Of course, there is historical precedence for this hypothesis. After all, mudslinging is not a new phenomenon. After George Washington (who ran unopposed), there has hardly been an election devoid of character assassination in one form or another. In 1796, Alexander Hamilton famously published an op-ed in the Gazette under the pseudonym “Phocion.” In the article – published only months before election day – Hamilton claimed that his opponent, Thomas Jefferson, had an affair with one of his slaves! The accusation would spread like wildfire, threatening to turn the tides of the forthcoming election. A century later, Grover Cleveland would be accused of fathering a child out of wedlock. The public had a field day with the revelation. Indeed, the slogan, “Ma ma, where’s my pa, gone to the White House, ha ha ha,” would be a public favorite for some time.

While such claims were undoubtedly influential, they were not typically pivotal. The dubious nature surrounding such accusations generally served to mute their impact. With no way to definitively prove each derision, many would fade into the margins. With the advent of the digital footprint, however, proof is far easier to attain, and skeletons are tougher to conceal. As each interaction becomes indelibly etched into the digital chalkboard, it becomes something of a challenge to erase past mistakes.

Anthony Weiner was perhaps one of the first casualties of the digital age. The former representative was caught “sexting a 21 year-old.” The discovery came after confidential sources looked into his Direct Messages on Twitter and found sexually explicit photos of the congressman. The former mayor would step-down from Capitol Hill in 2011.

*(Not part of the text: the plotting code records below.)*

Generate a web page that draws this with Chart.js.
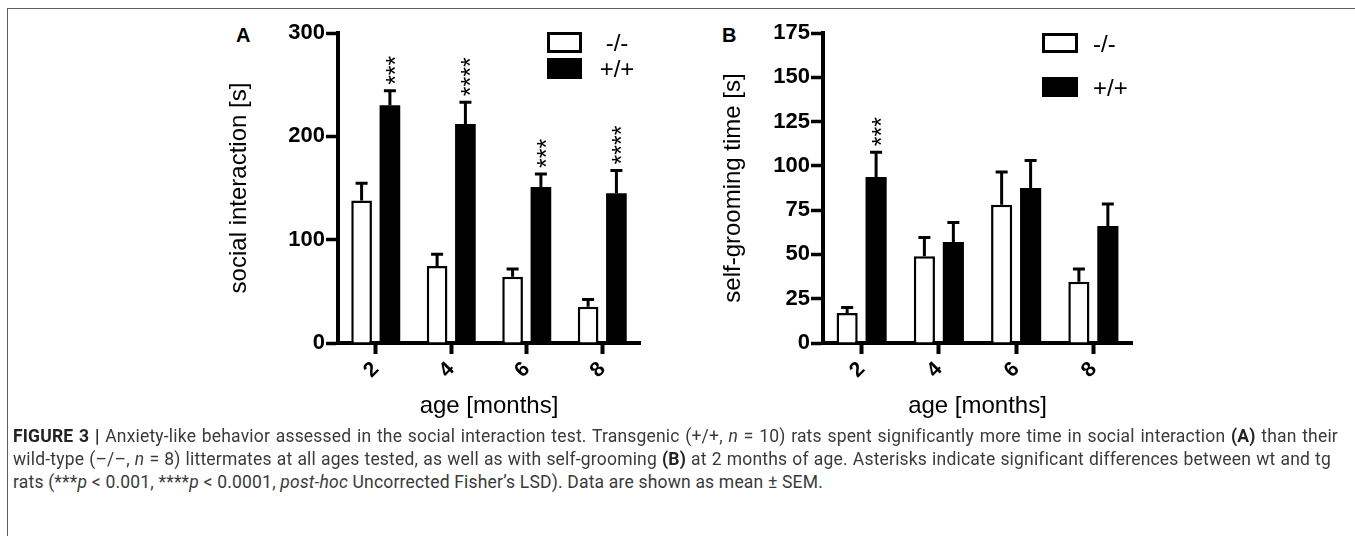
<!DOCTYPE html>
<html><head><meta charset="utf-8">
<script src="https://cdn.jsdelivr.net/npm/chart.js@4.4.1/dist/chart.umd.min.js"></script>
<style>
html,body{margin:0;padding:0;background:#fff;}
body{width:1355px;height:536px;position:relative;overflow:hidden;font-family:"Liberation Sans",Arial,sans-serif;}
#frame{position:absolute;left:7px;top:8px;width:1400px;height:600px;border-top:1.5px solid #5e5e5e;border-left:1.5px solid #5e5e5e;}
.wrap{position:absolute;top:0;height:430px;}
#wa{left:200px;width:460px;}
#wb{left:680px;width:470px;}
.plabel{position:absolute;font-weight:bold;font-size:20px;line-height:24px;color:#000;}
.cap{position:absolute;left:13px;font-family:Roboto,"Liberation Sans",sans-serif;font-size:17.5px;line-height:23px;color:#3a3a3a;white-space:nowrap;}
.cap b{color:#222;font-weight:bold;}
</style>
</head><body>
<div id="frame"></div>
<div class="plabel" style="left:236px;top:23px;">A</div>
<div class="plabel" style="left:722px;top:23px;">B</div>
<div class="wrap" id="wa"><canvas id="ca" width="460" height="430"></canvas></div>
<div class="wrap" id="wb"><canvas id="cb" width="470" height="430"></canvas></div>
<div class="cap" style="top:425px;"><span class="j" data-w="1325"><b>FIGURE 3 |</b> Anxiety-like behavior assessed in the social interaction test. Transgenic (+/+, <i>n</i> = 10) rats spent significantly more time in social interaction <b>(A)</b> than their</span></div>
<div class="cap" style="top:448px;"><span class="j" data-w="1318">wild-type (–/–, <i>n</i> = 8) littermates at all ages tested, as well as with self-grooming <b>(B)</b> at 2 months of age. Asterisks indicate significant differences between wt and tg</span></div>
<div class="cap" style="top:471px;"><span id="l3">rats (***<i>p</i> &lt; 0.001, ****<i>p</i> &lt; 0.0001, <i>post-hoc</i> Uncorrected Fisher’s LSD). Data are shown as mean ± SEM.</span></div>
<script>
// ---- data ----
const ages = ['2', '4', '6', '8'];
const seriesLabels = ['-/-', '+/+'];

const socialKO    = [138, 74.5, 64, 35];
const socialKOsem = [16.5, 11.5, 7.5, 7];
const socialWT    = [230, 212, 151, 145];
const socialWTsem = [14, 21, 12.5, 22];
const socialStars = ['***', '****', '***', '****'];
const socialTicks = [0, 100, 200, 300];

const groomKO    = [17, 49, 78, 34.6];
const groomKOsem = [3, 10.5, 18.5, 7.2];
const groomWT    = [93.7, 57, 87.5, 66];
const groomWTsem = [14, 11, 15.5, 12.5];
const groomStars = ['***', '', '', ''];
const groomTicks = [0, 25, 50, 75, 100, 125, 150, 175];

// caption fitting: condense letters so the last line matches, then justify the full lines
(function () {
  const l3 = document.getElementById('l3');
  const w3 = l3.getBoundingClientRect().width;
  const ls = (810 - w3) / l3.textContent.length;
  document.querySelectorAll('.cap span').forEach(s => { s.style.letterSpacing = ls + 'px'; });
  document.querySelectorAll('.j').forEach(s => {
    const target = +s.dataset.w;
    const w = s.getBoundingClientRect().width;
    const spaces = (s.textContent.match(/ /g) || []).length;
    s.style.wordSpacing = ((target - w) / spaces) + 'px';
  });
})();

const FONT = "'Liberation Sans', Arial, sans-serif";

const errPlugin = {
  id: 'errbars',
  afterDatasetsDraw(chart, args, opts) {
    const ctx = chart.ctx, y = chart.scales.y;
    chart.data.datasets.forEach((ds, di) => {
      const meta = chart.getDatasetMeta(di);
      meta.data.forEach((bar, i) => {
        const top = y.getPixelForValue(ds.data[i] + ds.sem[i]);
        ctx.save();
        ctx.strokeStyle = '#000';
        ctx.lineWidth = 3;
        ctx.beginPath();
        ctx.moveTo(bar.x, bar.y);
        ctx.lineTo(bar.x, top);
        ctx.moveTo(bar.x - 6, top);
        ctx.lineTo(bar.x + 6, top);
        ctx.stroke();
        const s = ds.stars ? ds.stars[i] : '';
        if (s) {
          ctx.translate(bar.x + 14, top - 6);
          ctx.rotate(-Math.PI / 2);
          ctx.font = '25px ' + FONT;
          ctx.fillStyle = '#000';
          ctx.textAlign = 'left';
          ctx.textBaseline = 'alphabetic';
          ctx.fillText(s, 0, 0);
        }
        ctx.restore();
      });
    });
  }
};

const legendPlugin = {
  id: 'boxlegend',
  afterDraw(chart, args, o) {
    const ctx = chart.ctx;
    chart.data.datasets.forEach((ds, di) => {
      const by = o.y[di];
      ctx.save();
      ctx.fillStyle = ds.backgroundColor;
      ctx.fillRect(o.x, by, o.w, o.h);
      ctx.strokeStyle = '#000';
      ctx.lineWidth = 3;
      ctx.strokeRect(o.x + 1.5, by + 1.5, o.w - 3, o.h - 3);
      ctx.fillStyle = '#000';
      ctx.font = '24px ' + FONT;
      ctx.textAlign = o.align;
      ctx.textBaseline = 'middle';
      ctx.fillText(ds.label, o.tx, by + o.h / 2 + 2);
      ctx.restore();
    });
  }
};

function makeChart(id, ko, koSem, wt, wtSem, stars, ticks, yTitle, pad, yWidth, legendOpts) {
  const max = ticks[ticks.length - 1];
  return new Chart(document.getElementById(id), {
    type: 'bar',
    data: {
      labels: ages,
      datasets: [
        { label: seriesLabels[0], data: ko, sem: koSem, backgroundColor: '#ffffff', borderColor: '#000', borderWidth: 2.5,
          categoryPercentage: 0.75, barPercentage: 0.73 },
        { label: seriesLabels[1], data: wt, sem: wtSem, stars: stars, backgroundColor: '#000000', borderColor: '#000', borderWidth: 0,
          categoryPercentage: 0.75, barPercentage: 0.73 }
      ]
    },
    options: {
      responsive: false,
      animation: false,
      devicePixelRatio: 1,
      layout: { padding: pad },
      plugins: { legend: { display: false }, tooltip: { enabled: false }, boxlegend: legendOpts },
      scales: {
        x: {
          offset: true,
          grid: { offset: false, drawOnChartArea: false, drawTicks: true, tickLength: 11, tickWidth: 4, tickColor: '#000' },
          border: { display: true, color: '#000', width: 4 },
          ticks: { color: '#000', font: { family: FONT, size: 21, weight: 'bold' }, minRotation: 45, maxRotation: 45, padding: 3 },
          title: { display: true, text: 'age [months]', color: '#000', font: { family: FONT, size: 24 }, padding: 0 },
          afterFit(s) { s.height = 78; }
        },
        y: {
          min: 0, max: max,
          afterBuildTicks(s) { s.ticks = ticks.map(v => ({ value: v })); },
          grid: { drawOnChartArea: false, drawTicks: true, tickLength: 12, tickWidth: 3.5, tickColor: '#000' },
          border: { display: true, color: '#000', width: 4 },
          ticks: { color: '#000', font: { family: FONT, size: 22, weight: 'bold' }, padding: 1 },
          title: { display: true, text: yTitle, color: '#000', font: { family: FONT, size: 24 }, padding: 0 },
          afterFit(s) { s.width = yWidth; }
        }
      }
    },
    plugins: [errPlugin, legendPlugin]
  });
}

makeChart('ca', socialKO, socialKOsem, socialWT, socialWTsem, socialStars, socialTicks,
  'social interaction [s]', { left: 25, top: 33, right: 20, bottom: 9 }, 113,
  { x: 347, w: 35, h: 21, y: [32, 58], tx: 417, align: 'center' });

makeChart('cb', groomKO, groomKOsem, groomWT, groomWTsem, groomStars, groomTicks,
  'self-grooming time [s]', { left: 39, top: 33, right: 18, bottom: 9 }, 104,
  { x: 362, w: 36, h: 20, y: [33, 77], tx: 413, align: 'left' });
</script>
</body></html>
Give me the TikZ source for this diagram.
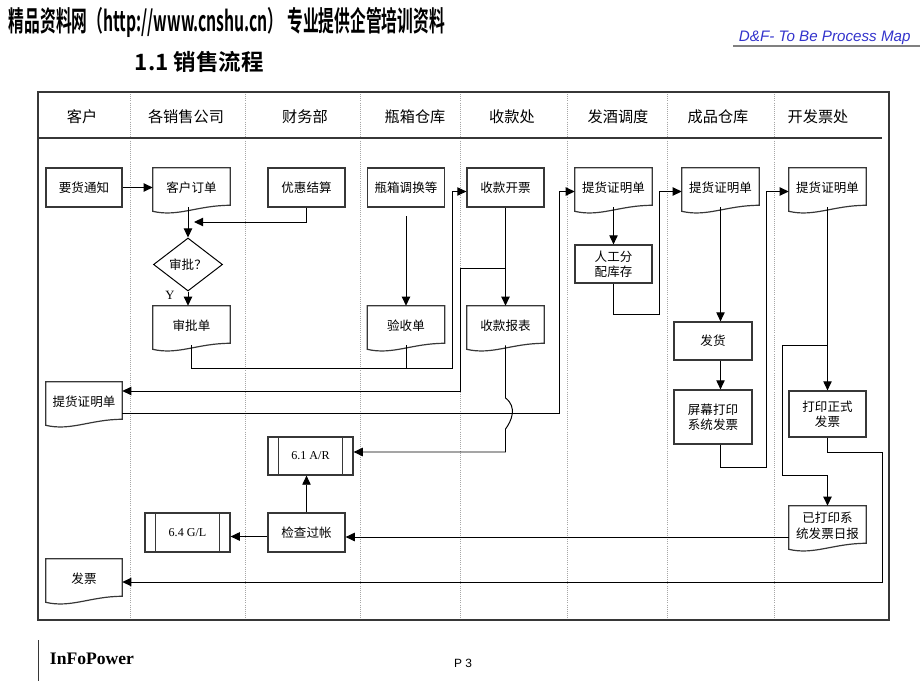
\documentclass[tikz,border=0pt]{standalone}
\usepackage{fontspec}
\setmainfont{Liberation Serif}
\newfontfamily\cjk{Noto Sans CJK SC}
\newfontfamily\cjkbold{Noto Sans CJK SC Bold}
\newfontfamily\arialfont{Liberation Sans}
\usetikzlibrary{shapes.geometric,arrows.meta,calc}
\definecolor{mapblue}{RGB}{51,51,204}
\definecolor{edgegray}{RGB}{55,55,55}

\tikzset{
  edge/.style={draw=edgegray, line width=0.85pt},
  boxfont/.style={font=\fontsize{8.9}{10.7}\selectfont\cjk, align=center, inner sep=1pt},
  procbox/.style={boxfont, edge, rectangle, minimum width=1.925cm, minimum height=0.975cm},
  docbox/.style={boxfont, minimum width=1.925cm, minimum height=0.975cm,
    append after command={\pgfextra{
      \draw[edge] ($(\tikzlastnode.south east)+(0,-2)$) -- (\tikzlastnode.north east)
        -- (\tikzlastnode.north west) -- ($(\tikzlastnode.south west)+(0,4)$)
        .. controls ($(\tikzlastnode.south west)+(25,10)$) and ($(\tikzlastnode.south west)+(45,-2)$)
        .. ($(\tikzlastnode.south east)+(0,-2)$) -- cycle;}}},
  subproc/.style={procbox, font=\fontsize{8.6}{10}\selectfont, minimum width=2.125cm,
    append after command={\pgfextra{
      \draw[edge] ($(\tikzlastnode.north west)+(11,0)$) -- ($(\tikzlastnode.south west)+(11,0)$);
      \draw[edge] ($(\tikzlastnode.north east)+(-11,0)$) -- ($(\tikzlastnode.south east)+(-11,0)$);}}},
  decision/.style={boxfont, draw=black, line width=0.7pt, diamond, minimum width=1.725cm, minimum height=1.325cm, inner sep=0pt},
  lanehead/.style={font=\fontsize{10.8}{12}\selectfont\cjk},
  flow/.style={draw=black, line width=0.7pt, -{Triangle[length=6.5pt,width=6pt]}},
  wire/.style={draw=black, line width=0.7pt},
  lane/.style={draw=gray!70, line width=0.5pt, densely dotted},
  frame/.style={draw=edgegray, line width=1.3pt}
}

\begin{document}
\begin{tikzpicture}[x=0.025cm,y=-0.025cm]
\useasboundingbox (0,0) rectangle (920,690);

% page heading
\node[anchor=west] (site) at (4,22) {\scalebox{0.56}[1]{\fontsize{20}{22}\selectfont\cjkbold 精品资料网（http://www.cnshu.cn） 专业提供企管培训资料}};
\node[anchor=west] (title) at (130,62) {\fontsize{16}{18}\selectfont\cjkbold 1.1 销售流程};
\node[anchor=west, text=mapblue] (mapname) at (734,38) {\fontsize{10.8}{12}\selectfont\arialfont\itshape D\&F- To Be Process Map};
\draw[gray, line width=1.4pt] (733,46) -- (920,46);

% swimlane frame
\foreach \x in {130,245,360,460,567,667,774}
  \draw[lane] (\x,92) -- (\x,620);
\draw[frame] (38,92) rectangle (889,620);
\draw[frame] (38,138) -- (882,138);

\node[lanehead] (h1) at (82,117) {客户};
\node[lanehead] (h2) at (186,117) {各销售公司};
\node[lanehead] (h3) at (305,117) {财务部};
\node[lanehead] (h4) at (415,117) {瓶箱仓库};
\node[lanehead] (h5) at (512,117) {收款处};
\node[lanehead] (h6) at (618,117) {发酒调度};
\node[lanehead] (h7) at (718,117) {成品仓库};
\node[lanehead] (h8) at (818,117) {开发票处};

% first row
\node[procbox, minimum width=1.9cm] (notice) at (84,187.5) {要货通知};
\node[docbox] (order) at (191.5,187.5) {客户订单};
\node[procbox] (discount) at (306.5,187.5) {优惠结算};
\node[procbox] (swap) at (406,187.5) {瓶箱调换等};
\node[procbox] (invoice) at (505.5,187.5) {收款开票};
\node[docbox] (lad1) at (613.5,187.5) {提货证明单};
\node[docbox] (lad2) at (720.5,187.5) {提货证明单};
\node[docbox] (lad3) at (827.5,187.5) {提货证明单};

% middle rows
\node[decision] (approve) at (188,264.5) {审批？};
\node[docbox] (slip) at (191.5,325.5) {审批单};
\node[docbox] (receipt) at (406,325.5) {验收单};
\node[docbox] (report) at (505.5,325.5) {收款报表};
\node[procbox, minimum height=0.95cm] (alloc) at (613.5,264) {人工分\\配库存};
\node[procbox, minimum width=1.95cm, minimum height=0.95cm] (ship) at (713,341) {发货};
\node[procbox, minimum width=1.95cm, minimum height=1.35cm] (screen) at (713,417) {屏幕打印\\系统发票};
\node[procbox, minimum height=1.15cm] (print) at (827.5,414) {打印正式\\发票};
\node[docbox, font=\fontsize{8.9}{11.5}\selectfont\cjk] (daily) at (827.5,525.5) {已打印系\\统发票日报};
\node[docbox, minimum width=1.9cm] (custlad) at (84,401.5) {提货证明单};
\node[docbox, minimum width=1.9cm] (bill) at (84,578.5) {发票};
\node[subproc, minimum height=0.95cm] (ar) at (310.5,456) {6.1 A/R};
\node[subproc] (gl) at (187.5,532.5) {6.4 G/L};
\node[procbox] (check) at (306.5,532.5) {检查过帐};
\node[font=\fontsize{9}{10}\selectfont] (ylab) at (170,295) {Y};

% junction points
\coordinate (join1) at (194,222);
\coordinate (bus1) at (452,368);
\coordinate (split1) at (505.5,268);
\coordinate (bus2) at (460,391);
\coordinate (bus3) at (559,413);
\coordinate (hop) at (505.5,413);
\coordinate (bus4) at (659,314);
\coordinate (bus5) at (766,467);
\coordinate (split2) at (827.5,345);
\coordinate (bus6) at (782,475);
\coordinate (bus7) at (882,452);
\coordinate (bus8) at (882,582);

% connectors
\draw[flow] (notice) -- (order);
\draw[flow] (approve.north |- order.south) -- (approve.north);
\draw[flow] (discount.south) |- (join1);
\draw[flow] (approve.south) -- (approve.south |- slip.north);
\draw[flow] (slip.south) |- (bus1) |- ($(invoice.west)+(0,4)$);
\draw[wire] (receipt.south) -- (receipt.south |- bus1);
\draw[flow, shorten <=6pt] (swap.south) -- (receipt.north);
\draw[flow] (invoice.south) -- (report.north);
\draw[flow] (split1) -| (bus2) -- (bus2 -| custlad.east);
\draw[flow] (bus3 -| custlad.east) -- (bus3) |- ($(lad1.west)+(0,4)$);
\draw[flow] (report.south) -- ($(hop)+(0,-15)$)
  .. controls ($(hop)+(12,-6)$) and ($(hop)+(6,8)$) .. ($(hop)+(0,16)$)
  |- ($(ar.east)+(0,-4)$);
\draw[flow] (lad1.south) -- (alloc.north);
\draw[flow] (alloc.south) |- (bus4) |- ($(lad2.west)+(0,4)$);
\draw[flow] (lad2.south) -- (lad2.south |- ship.north);
\draw[flow] (lad2.south |- ship.south) -- (lad2.south |- screen.north);
\draw[flow] (lad2.south |- screen.south) |- (bus5) |- ($(lad3.west)+(0,4)$);
\draw[flow] (lad3.south) -- (print.north);
\draw[flow] (split2) -| (bus6) -| (daily.north);
\draw[flow] (print.south) |- (bus7) -- (bus8) -- (bus8 -| bill.east);
\draw[flow] ($(daily.west)+(0,11.5)$) -- ($(daily.west -| check.east)+(0,11.5)$);
\draw[flow] (check.north) -- (check.north |- ar.south);
\draw[flow] ($(check.west)+(0,4)$) -- ($(check.west -| gl.east)+(0,4)$);

% footer
\draw[edgegray, line width=0.6pt] (38,640) -- (38,681);
\node[anchor=west, font=\fontsize{12.5}{14}\selectfont\bfseries] (brand) at (45,659) {InFoPower};
\node[font=\fontsize{8.5}{10}\selectfont\arialfont] (page) at (463,663) {P 3};
\end{tikzpicture}
\end{document}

Yet, Weiner is not alone. More and more political figures are being defamed as a result of their prior “mistakes.” This past election cycle likely offers the most prescient and realistic glimpse into the future of mudslinging. Both President Donald Trump and his former rival, Hillary Clinton, found themselves mired in scandal after scandal. However, unlike mudslinging of the past, mudslinging of the digital age has had the unfortunate benefit of providing evidence. For Trump, the leaked Access Hollywood tape would nearly cost him the election and sequester him into a rarely-seen conciliatory state. Similarly, Secretary Clinton was assailed for her use of a private email server and publicly skewered following the Wikileaks email-release. What is truly remarkable is that the aforementioned “victims” did not even grow up in the digital landscape. They have had comparatively little time to corrupt their online personas.

Future political hopefuls, on the other hand, will have grown up with digital appendages. By the time they are old enough to run for office, they will have likely experienced the online gamut in its entirety – from Club Penguin to Bumble. In accordance with historical precedents, it seems overwhelmingly likely that this new group’s digital escapades will be dissected and combed-through ad nauseum. Unlike past mudslinging, however, much of what is found will likely contain some semblance of truth. The invasion of the digital-self may thus yield one of two reactions: an increased focus on privacy or an entirely new conception of a political candidate.

The first reaction – a focus on privacy. It is quite possible that this new brand of invasive derision will be met with a push towards security. While thus far this topic is too nascent for the FEC to address, it would not be absurd to speculate that future legislation could include caveats barring such defamatory techniques. Irrespective, the potential for this kind of slander would likely force prospective candidates to take nuclear steps such as erasing digital accounts, or at least encrypting public profiles. For newer political hopefuls, however, this threat could very well dissuade them from even engaging in traditional social media in the first place. In fact, such a trend has already been observed in the behavior of our species’ very own digital natives – Generation Z. Alex Williams of the New York Times writes that “[digital] safety is a huge concern” for this group. Expectedly, Gen Z’s have begun to move away from traditional platforms like Facebook and Twitter, instead partaking in more ephemeral forms of communication like Snapchat or Whisper. As newer generations become more cognizant of their online identities, they are more likely to take preemptive measures to secure them.

Yet, it seems unlikely that anyone could permanently erase or for that matter hide decades worth of socializing. What seems more likely is the emergence of a different kind of candidate – one that is characteristically more human. As attacks on one’s character increase in intensity and veracity, there may be a move away from “the perfect candidate.” In other words, candidates will no longer be expected to conform to puritanical ideals. As a result, political consultants like Carl Nilsson predict that the “digital bandwagon” may be less important in determining the outcome of the election. Nilsson predicts “that person-to-person conversations, at local meetings or on people’s doorsteps, will increase in importance.” In this respect, mudslinging may become somewhat passé. With each new jarring discovery – save some truly graphic revelations – the public will become increasingly numbed and politically jaded.

Future candidates may well encounter a similar fate as our new president. Rocked by one P-R disaster after another, many are amazed that Trump is still left standing. CEO Eric Dezenhall recently penned an editorial in which he referred to Trump’s ability to dodge disaster as “offense desensitization.” He reasons that “He [Trump] has so many strikes against him that new ones simply fail to resonate.” Likewise, the candidate of tomorrow may be subject to the same political phenomena as the now teflon president. Each leak, each juicy discovery, may become something of a non-sequitur.

In short, the future of mudslinging is likely to elicit more derisive accusations. The candidate-of-tomorrow’s digital footprint will be leveraged in order to derail their character and spin their media history for political purposes. The rub? As the public becomes increasingly accustomed to indiscretion, it is unlikely that whatever is uncovered will terminate their political tenure. Rather, it may have the opposite effect: it will humanize the candidate, creating a wholly new politician not to be reviled but celebrated – warts and all.